Lemon Coolers
12 Tblsps unsalted butter (1 1/2 sticks) at room temp
1 cup confectioner's sugar
Grated zest of 2 lemons
2 Tblsps frshly squeezed lemon juice
1 Tblsp pure vanilla extract
1 3/4 cups plus 2 Tblsps all purpose flour
2 Tblsps cornstarch
1/4 tsp salt (if you only have salted butter, use that and decrease salt to a pinch)
1.)In the bowl of an electric mixer fitted with the whisk attachement, cream butter and 1/3 cup confectioners sugar till fluffy, add lemon zest, juice and vanilla, beat until fluffy
2.) In a medium bowl, whisk together flour, cornstarch, and salt. Add to butter mixture, and beat until combined.
3.) Between two sheets of parchment paper, roll the dough into two 1 1/4 inch diameter logs. Chill at least one hour.

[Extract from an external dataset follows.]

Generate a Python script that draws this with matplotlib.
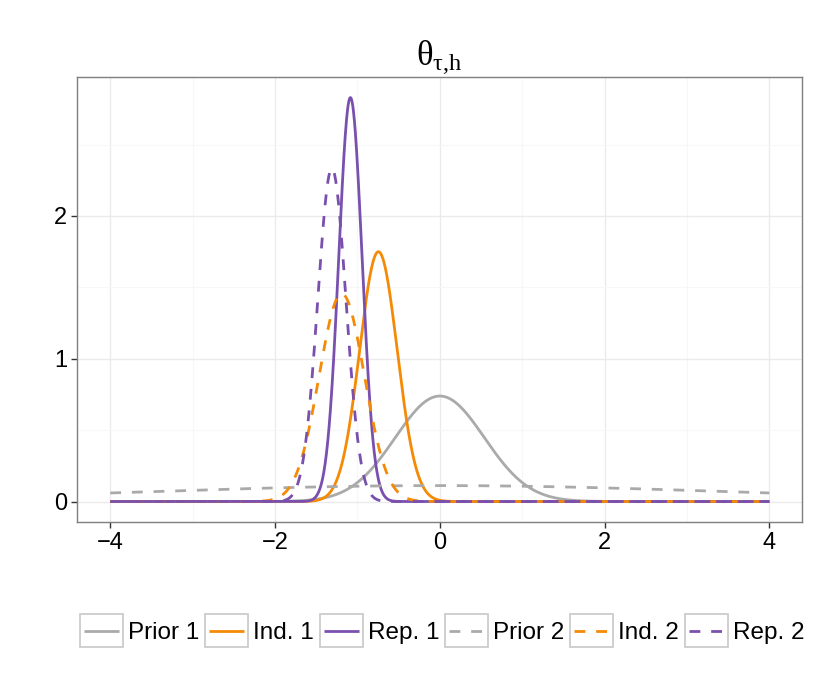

4.) Heat oven to 350. Line baking sheets with parchment paper. Place remaining 3/4 cup sugar in a resealable bag. Remove parchment from the logs, slice dough into 1/8 inch rounds. Place rounds on baking sheet, spaced 1 inch appart.
5.) Bake cookies until barely golden, about 15 minutes. Transfer to cooling rack, allow cookies to cool slightly (about 8-10 minutes). While still warm, place cookies in bag; toss to coat.
I made these the other day with Lime zest and they were quite nice, orange works well also.
I usually put paper muffin cups in a tin and put 4-5 cookies in each.